ENTRIES SUPPLIED ▸
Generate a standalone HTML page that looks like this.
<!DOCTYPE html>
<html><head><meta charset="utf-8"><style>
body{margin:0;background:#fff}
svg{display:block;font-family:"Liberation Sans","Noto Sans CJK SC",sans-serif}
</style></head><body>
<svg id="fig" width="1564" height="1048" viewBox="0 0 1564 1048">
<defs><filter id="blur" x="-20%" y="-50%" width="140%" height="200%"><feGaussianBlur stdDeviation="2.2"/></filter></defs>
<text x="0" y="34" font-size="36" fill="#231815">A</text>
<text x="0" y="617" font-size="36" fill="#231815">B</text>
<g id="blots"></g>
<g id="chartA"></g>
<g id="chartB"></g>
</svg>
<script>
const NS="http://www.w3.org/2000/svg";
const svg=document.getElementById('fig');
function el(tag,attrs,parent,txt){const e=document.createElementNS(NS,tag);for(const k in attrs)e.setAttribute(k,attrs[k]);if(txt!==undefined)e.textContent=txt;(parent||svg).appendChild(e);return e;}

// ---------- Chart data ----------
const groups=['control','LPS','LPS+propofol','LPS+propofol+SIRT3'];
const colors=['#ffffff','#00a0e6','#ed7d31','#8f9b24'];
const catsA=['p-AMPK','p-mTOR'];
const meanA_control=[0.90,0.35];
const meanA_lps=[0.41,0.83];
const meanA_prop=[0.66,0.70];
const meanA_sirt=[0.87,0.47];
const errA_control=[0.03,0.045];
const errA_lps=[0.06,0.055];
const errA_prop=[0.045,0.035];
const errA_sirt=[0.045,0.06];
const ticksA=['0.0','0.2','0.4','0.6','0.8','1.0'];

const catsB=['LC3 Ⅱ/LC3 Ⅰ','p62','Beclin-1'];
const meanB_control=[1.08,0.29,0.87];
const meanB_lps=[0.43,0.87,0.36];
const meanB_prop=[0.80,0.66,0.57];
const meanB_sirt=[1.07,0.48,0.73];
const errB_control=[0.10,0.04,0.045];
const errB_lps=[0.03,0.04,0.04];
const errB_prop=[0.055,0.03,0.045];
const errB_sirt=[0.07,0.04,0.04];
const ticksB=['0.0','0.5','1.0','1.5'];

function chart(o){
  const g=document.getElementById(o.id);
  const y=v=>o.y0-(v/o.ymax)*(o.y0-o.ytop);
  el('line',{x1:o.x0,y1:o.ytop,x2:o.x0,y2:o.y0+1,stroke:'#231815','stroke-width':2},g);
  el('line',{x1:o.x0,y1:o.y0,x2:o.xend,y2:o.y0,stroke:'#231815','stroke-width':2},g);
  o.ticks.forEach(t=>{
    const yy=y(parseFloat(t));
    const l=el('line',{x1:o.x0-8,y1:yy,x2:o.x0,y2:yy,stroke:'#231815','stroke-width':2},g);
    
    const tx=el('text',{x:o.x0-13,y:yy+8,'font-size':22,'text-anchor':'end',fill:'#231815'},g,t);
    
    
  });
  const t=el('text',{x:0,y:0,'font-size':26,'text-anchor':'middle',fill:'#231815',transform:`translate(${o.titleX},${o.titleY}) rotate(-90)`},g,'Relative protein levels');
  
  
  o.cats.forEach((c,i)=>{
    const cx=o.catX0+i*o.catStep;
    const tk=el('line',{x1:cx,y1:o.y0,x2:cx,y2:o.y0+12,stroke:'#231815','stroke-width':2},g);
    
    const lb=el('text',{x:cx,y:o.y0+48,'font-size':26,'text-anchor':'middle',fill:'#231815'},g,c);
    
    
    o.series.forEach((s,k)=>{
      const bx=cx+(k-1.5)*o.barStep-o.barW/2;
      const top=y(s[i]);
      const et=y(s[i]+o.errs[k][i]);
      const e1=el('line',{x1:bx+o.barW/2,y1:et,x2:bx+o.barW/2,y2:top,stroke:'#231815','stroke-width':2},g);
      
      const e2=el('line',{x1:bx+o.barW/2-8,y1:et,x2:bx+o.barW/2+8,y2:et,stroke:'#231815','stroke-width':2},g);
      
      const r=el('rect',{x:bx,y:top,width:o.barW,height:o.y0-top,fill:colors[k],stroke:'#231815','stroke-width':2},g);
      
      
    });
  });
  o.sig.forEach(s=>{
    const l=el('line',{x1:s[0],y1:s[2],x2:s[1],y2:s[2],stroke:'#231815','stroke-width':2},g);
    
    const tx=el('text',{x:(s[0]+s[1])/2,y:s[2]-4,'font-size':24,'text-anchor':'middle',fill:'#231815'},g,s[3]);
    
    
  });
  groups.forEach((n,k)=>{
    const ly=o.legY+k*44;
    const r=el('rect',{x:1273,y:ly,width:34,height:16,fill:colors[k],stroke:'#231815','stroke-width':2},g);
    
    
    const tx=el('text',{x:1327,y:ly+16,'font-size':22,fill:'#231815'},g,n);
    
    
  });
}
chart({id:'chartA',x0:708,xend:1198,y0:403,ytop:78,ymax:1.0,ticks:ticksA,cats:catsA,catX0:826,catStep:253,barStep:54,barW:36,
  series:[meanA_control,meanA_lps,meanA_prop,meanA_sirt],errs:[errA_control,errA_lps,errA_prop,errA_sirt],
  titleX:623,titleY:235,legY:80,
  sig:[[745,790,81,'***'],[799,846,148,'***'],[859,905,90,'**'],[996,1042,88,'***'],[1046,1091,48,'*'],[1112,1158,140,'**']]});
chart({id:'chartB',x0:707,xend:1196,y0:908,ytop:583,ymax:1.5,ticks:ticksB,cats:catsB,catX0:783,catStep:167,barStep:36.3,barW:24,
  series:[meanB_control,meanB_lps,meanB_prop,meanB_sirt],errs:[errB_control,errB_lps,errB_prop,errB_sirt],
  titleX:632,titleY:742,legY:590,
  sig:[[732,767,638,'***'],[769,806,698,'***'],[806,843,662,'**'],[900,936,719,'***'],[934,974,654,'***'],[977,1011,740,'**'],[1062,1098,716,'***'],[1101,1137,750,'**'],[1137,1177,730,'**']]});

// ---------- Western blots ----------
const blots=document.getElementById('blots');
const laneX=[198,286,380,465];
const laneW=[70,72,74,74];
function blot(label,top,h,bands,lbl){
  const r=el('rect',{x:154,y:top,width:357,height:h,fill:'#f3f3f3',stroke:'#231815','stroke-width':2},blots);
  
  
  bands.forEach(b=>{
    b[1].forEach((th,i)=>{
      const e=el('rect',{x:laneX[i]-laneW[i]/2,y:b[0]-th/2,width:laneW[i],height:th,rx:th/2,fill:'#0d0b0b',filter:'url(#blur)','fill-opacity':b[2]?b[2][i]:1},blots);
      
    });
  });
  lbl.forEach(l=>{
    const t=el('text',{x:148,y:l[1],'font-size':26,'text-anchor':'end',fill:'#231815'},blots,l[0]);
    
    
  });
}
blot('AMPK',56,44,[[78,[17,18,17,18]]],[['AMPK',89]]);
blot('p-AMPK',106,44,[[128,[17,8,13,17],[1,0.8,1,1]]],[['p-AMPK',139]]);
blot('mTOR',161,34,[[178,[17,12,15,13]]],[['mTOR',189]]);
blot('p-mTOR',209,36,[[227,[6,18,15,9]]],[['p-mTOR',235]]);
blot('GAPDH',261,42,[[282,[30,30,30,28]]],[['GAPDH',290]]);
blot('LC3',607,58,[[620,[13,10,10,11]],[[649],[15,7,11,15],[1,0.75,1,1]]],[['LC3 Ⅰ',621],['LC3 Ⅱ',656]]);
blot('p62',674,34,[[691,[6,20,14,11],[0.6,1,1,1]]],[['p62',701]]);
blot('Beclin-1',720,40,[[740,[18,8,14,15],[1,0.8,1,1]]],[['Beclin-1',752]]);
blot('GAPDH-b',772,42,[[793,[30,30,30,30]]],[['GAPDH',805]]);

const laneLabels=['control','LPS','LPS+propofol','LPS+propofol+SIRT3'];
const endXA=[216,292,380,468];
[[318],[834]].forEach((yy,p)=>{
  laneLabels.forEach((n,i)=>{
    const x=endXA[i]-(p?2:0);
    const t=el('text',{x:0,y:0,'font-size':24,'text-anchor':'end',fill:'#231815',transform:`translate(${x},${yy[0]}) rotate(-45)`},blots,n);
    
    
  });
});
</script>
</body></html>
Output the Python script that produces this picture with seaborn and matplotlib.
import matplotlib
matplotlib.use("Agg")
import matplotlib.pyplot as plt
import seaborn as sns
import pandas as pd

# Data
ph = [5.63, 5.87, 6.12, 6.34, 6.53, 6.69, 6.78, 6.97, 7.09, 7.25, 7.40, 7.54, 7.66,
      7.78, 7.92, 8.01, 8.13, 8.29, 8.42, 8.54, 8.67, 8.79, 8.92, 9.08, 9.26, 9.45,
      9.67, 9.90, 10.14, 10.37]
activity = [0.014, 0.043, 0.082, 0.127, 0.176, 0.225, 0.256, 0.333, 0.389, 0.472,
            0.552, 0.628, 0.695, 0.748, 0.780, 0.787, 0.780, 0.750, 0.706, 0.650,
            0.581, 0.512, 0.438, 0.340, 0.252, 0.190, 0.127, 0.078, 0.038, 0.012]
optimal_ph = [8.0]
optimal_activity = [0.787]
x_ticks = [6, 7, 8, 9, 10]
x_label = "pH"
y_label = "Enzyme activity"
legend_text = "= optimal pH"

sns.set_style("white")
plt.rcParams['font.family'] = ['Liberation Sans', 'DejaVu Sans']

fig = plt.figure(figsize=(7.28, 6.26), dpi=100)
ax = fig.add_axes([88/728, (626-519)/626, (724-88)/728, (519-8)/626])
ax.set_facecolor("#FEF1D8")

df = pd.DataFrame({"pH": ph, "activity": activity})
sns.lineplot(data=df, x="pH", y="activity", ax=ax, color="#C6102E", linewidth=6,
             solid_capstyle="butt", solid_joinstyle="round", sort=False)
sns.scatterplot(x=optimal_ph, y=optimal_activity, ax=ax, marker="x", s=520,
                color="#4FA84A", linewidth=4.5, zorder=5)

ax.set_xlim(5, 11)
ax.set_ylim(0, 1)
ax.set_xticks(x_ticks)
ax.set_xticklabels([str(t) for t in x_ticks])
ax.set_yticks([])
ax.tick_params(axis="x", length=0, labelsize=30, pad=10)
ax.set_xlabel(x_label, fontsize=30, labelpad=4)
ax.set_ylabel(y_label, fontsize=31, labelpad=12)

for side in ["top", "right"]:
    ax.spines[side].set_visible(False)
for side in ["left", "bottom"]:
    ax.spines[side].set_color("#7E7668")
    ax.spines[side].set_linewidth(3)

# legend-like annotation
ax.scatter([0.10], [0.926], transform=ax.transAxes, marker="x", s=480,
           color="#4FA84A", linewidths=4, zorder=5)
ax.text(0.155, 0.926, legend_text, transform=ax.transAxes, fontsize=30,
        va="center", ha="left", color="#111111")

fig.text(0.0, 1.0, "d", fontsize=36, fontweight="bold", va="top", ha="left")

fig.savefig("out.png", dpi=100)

GIVEN EXERCISE ▸ Collect each line above holding the string "like".

COMPLETED TASK ▸
Generate a standalone HTML page that looks like this.
# legend-like annotation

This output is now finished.